Just this morning I once again came across another written swan song on gin in the social networks. The fact that this kind of predictions still lead to discussions at all, surprises me a lot to be honest. Such prognoses seem to have become an undying echo, which is permanently there since years. Like a background noise that doesn’t stand out any more. (provided test product)*
Of course, you can criticize a lot aspects of the gin market and here absolutely not everything is gold that glitters (it has never been), but of course the credo is still valid: As long as people like it, the gin market will neither collapse nor be replaced by whisky, as the article linked above claims. Be that as it may, I would like to take another look at a gin today. It’s about the Burgen Gin. This is not a brand new release, but has already established itself on the market. It comes from the Schlitzer Korn- und Edelobstbrennerei, where it is produced as a commissioned product for “Burgen Drinks“. Behind this brand is the entrepreneur Kai Hofmann, who also has a vodka, a grain, liqueurs and other products produced under the name “Burgen”.

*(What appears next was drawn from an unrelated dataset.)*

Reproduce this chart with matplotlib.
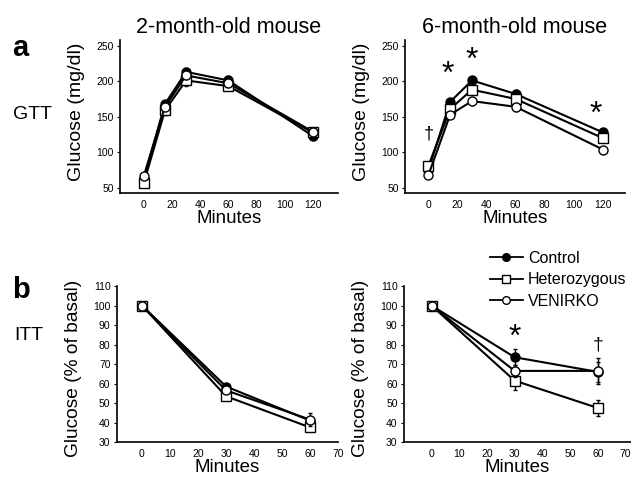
import numpy as np
import matplotlib
matplotlib.use("Agg")
import matplotlib.pyplot as plt
from matplotlib.lines import Line2D

plt.rcParams['font.family'] = ['Liberation Sans', 'DejaVu Sans']

# GTT time points (minutes)
gtt_min = [0, 15, 30, 60, 120]

# 2-month-old GTT (mg/dl)
gtt2_ctrl = [63, 168, 213, 201, 123]
gtt2_het = [57, 159, 201, 193, 128]
gtt2_ven = [67, 164, 208, 197, 129]
gtt2_ctrl_err = [3, 4, 6, 6, 5]
gtt2_het_err = [3, 6, 8, 6, 5]
gtt2_ven_err = [3, 4, 5, 5, 5]

# 6-month-old GTT (mg/dl)
gtt6_ctrl = [75, 171, 201, 182, 128]
gtt6_het = [81, 161, 188, 175, 120]
gtt6_ven = [68, 153, 172, 164, 104]
gtt6_ctrl_err = [3, 3, 5, 6, 4]
gtt6_het_err = [3, 4, 6, 6, 4]
gtt6_ven_err = [3, 3, 5, 6, 4]

# ITT time points (minutes)
itt_min = [0, 30, 60]

# 2-month-old ITT (% of basal)
itt2_ctrl = [100, 58.5, 41]
itt2_het = [100, 53.5, 37.5]
itt2_ven = [100, 56.5, 41.5]
itt2_ctrl_err = [0, 1.5, 2]
itt2_het_err = [0, 1.5, 2]
itt2_ven_err = [0, 1.5, 3.5]

# 6-month-old ITT (% of basal)
itt6_ctrl = [100, 73.5, 66]
itt6_het = [100, 61.5, 47.5]
itt6_ven = [100, 66.5, 66.5]
itt6_ctrl_err = [0, 4, 5]
itt6_het_err = [0, 5, 4]
itt6_ven_err = [0, 3, 6.5]

labels = ['Control', 'Heterozygous', 'VENIRKO']

fig = plt.figure(figsize=(6.31, 4.8), dpi=100)

ax_tl = fig.add_axes([0.190, 0.598, 0.346, 0.319])
ax_tr = fig.add_axes([0.642, 0.598, 0.348, 0.319])
ax_bl = fig.add_axes([0.185, 0.079, 0.351, 0.325])
ax_br = fig.add_axes([0.640, 0.079, 0.360, 0.325])


def draw(ax, x, ctrl, het, ven, ce, he, ve):
    ax.errorbar(x, ctrl, yerr=ce, color='black', lw=1.5, marker='o',
                ms=6.5, mfc='black', mec='black', capsize=1.5,
                elinewidth=1, zorder=3)
    ax.errorbar(x, het, yerr=he, color='black', lw=1.5, marker='s',
                ms=7, mfc='white', mec='black', capsize=1.5,
                elinewidth=1, zorder=4)
    ax.errorbar(x, ven, yerr=ve, color='black', lw=1.5, marker='o',
                ms=6.5, mfc='white', mec='black', capsize=1.5,
                elinewidth=1, zorder=5)
    for s in ['top', 'right']:
        ax.spines[s].set_visible(False)
    ax.spines['left'].set_linewidth(1.2)
    ax.spines['bottom'].set_linewidth(1.2)
    ax.tick_params(axis='both', labelsize=7.5, length=2.5, width=0.8, pad=2)
    ax.tick_params(axis='x', length=0, pad=5)


draw(ax_tl, gtt_min, gtt2_ctrl, gtt2_het, gtt2_ven,
     gtt2_ctrl_err, gtt2_het_err, gtt2_ven_err)
draw(ax_tr, gtt_min, gtt6_ctrl, gtt6_het, gtt6_ven,
     gtt6_ctrl_err, gtt6_het_err, gtt6_ven_err)
draw(ax_bl, itt_min, itt2_ctrl, itt2_het, itt2_ven,
     itt2_ctrl_err, itt2_het_err, itt2_ven_err)
draw(ax_br, itt_min, itt6_ctrl, itt6_het, itt6_ven,
     itt6_ctrl_err, itt6_het_err, itt6_ven_err)

for ax in [ax_tl, ax_tr]:
    ax.set_ylim(43, 258)
    ax.set_yticks([50, 100, 150, 200, 250])
    ax.set_xticks([0, 20, 40, 60, 80, 100, 120])
    ax.set_xlabel('Minutes', fontsize=13.5, labelpad=0)
    ax.set_ylabel('Glucose (mg/dl)', fontsize=14)
    ax.yaxis.set_label_coords(-0.16, 0.53)
ax_tl.set_xlim(-17, 138)
ax_tr.set_xlim(-16, 135)

for ax in [ax_bl, ax_br]:
    ax.set_ylim(30, 110)
    ax.set_yticks(range(30, 111, 10))
    ax.set_xticks(range(0, 71, 10))
    ax.set_xlabel('Minutes', fontsize=13.5, labelpad=0)
    ax.set_ylabel('Glucose (% of basal)', fontsize=13.8)
    ax.yaxis.set_label_coords(-0.155, 0.47)
ax_bl.set_xlim(-9, 70)
ax_br.set_xlim(-10, 72)

ax_tl.set_title('2-month-old mouse', fontsize=15.5, pad=5)
ax_tr.set_title('6-month-old mouse', fontsize=15.5, pad=5)

# significance marks
ax_tr.text(13, 209, '*', fontsize=23, ha='center', va='center')
ax_tr.text(29.5, 229, '*', fontsize=23, ha='center', va='center')
ax_tr.text(115, 153, '*', fontsize=23, ha='center', va='center')
ax_tr.text(0, 126, '\u2020', fontsize=13, ha='center', va='center')
ax_br.text(30, 83.5, '*', fontsize=23, ha='center', va='center')
ax_br.text(60, 80, '\u2020', fontsize=14, ha='center', va='center')

# panel letters and row labels
fig.text(0.019, 0.899, 'a', fontsize=21, fontweight='bold', va='center')
fig.text(0.019, 0.395, 'b', fontsize=21, fontweight='bold', va='center')
fig.text(0.021, 0.762, 'GTT', fontsize=14, va='center')
fig.text(0.022, 0.302, 'ITT', fontsize=14, va='center')

handles = [
    Line2D([], [], color='black', lw=1.3, marker='o', ms=5.5,
           mfc='black', mec='black'),
    Line2D([], [], color='black', lw=1.3, marker='s', ms=6,
           mfc='white', mec='black'),
    Line2D([], [], color='black', lw=1.3, marker='o', ms=5.5,
           mfc='white', mec='black'),
]
fig.legend(handles, labels, loc='upper left', bbox_to_anchor=(0.776, 0.477),
           frameon=False, fontsize=11.5, handlelength=2.1, handletextpad=0.3,
           labelspacing=0.4, borderpad=0, borderaxespad=0)

fig.savefig('out.png', dpi=100)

In any case, Burgen Gin is a distilled “premium gin”, which says nothing at first except that we are dealing with a distilled gin and not a compound. The addition Dry or London Dry does not appear, which sometimes also means that nature-identical flavors can theoretically be contained and a sugar addition above 0.1g/l is possible. We learn from the manufacturer that in addition to juniper, cardamom, fennel, angelica root and coriander as well as “fruits” were used as botanicals. The bottling is then done with 45% vol., a promising value.
Well, I don’t have much to tell here, so it’s time for the tasting notes.
Aroma: The balance between citrus tones and juniper is well-made, but what strikes me most of all next to a quite round juniper is the sweetish note that plays a part here. It reminds me of candied lemon peel and exudes something autumnal or even Christmassy. Herbal tones and some pine needles can be found, as well as a certain freshness of the fennel with its aniseed-like characteristic.
Taste: The citrus side definitely dominates on the palate and here, too, there is a considerable sweetness. I would really like to know how much sugar this gin contains because it undoubtedly has a certain propinquity to an Old Tom Gin. However, this is not a disadvantage, as the sweetness is not sticky or overpowering, but underlines the spicy-fresh character of the Burgen Gin. Fennel is also present here again.
Finish: medium long and spicy with associations of aniseed.
What might look like a smoothie on the outside is in fact a gin cocktail, inspired by a Brazilian cocktail category. It’s a Batida with fresh fruits (the Caipirinha is certainly the best known representative here). The special thing about this drink are kiwi berries or Hardy Kiwis, which botanists also call Actinidia arguta. The fruits are sweet, juicy, aromatic and quite soft, so basically perfect for use in a refreshingly exotic cocktail. I simply called the drink “Smooth & Green”.
Recipe “Smooth & Green”:
6 cl Burgen Gin
8 kiwi berries / hardy kiwis
2 cl lime juice
2 bar spoons of fine white refined sugar
2 cubes fresh pineapple (approx. 2x2cm)
Preparation: First add pineapple cubes and refined sugar to the shaker and press several times with the Muddler. Halve the kiwi berries and add them together with the remaining ingredients. Fill the shaker with ice cubes and shake vigorously for about 20 seconds. Then pour the entire contents (without straining) into the pre-cooled glass.
Garnish: pineapple leaf
Buying sources: At specialized retailers or online, for example at Conalco.
*The bottle for this review was provided to me by the Conalco Spirituosen UG. The fact that this product has been sent to me free of charge for editorial purposes does not – in any way – imply any influence on the content of this article or my rating. On the contrary, it is always an indispensable condition for me to be able to review without any external influence.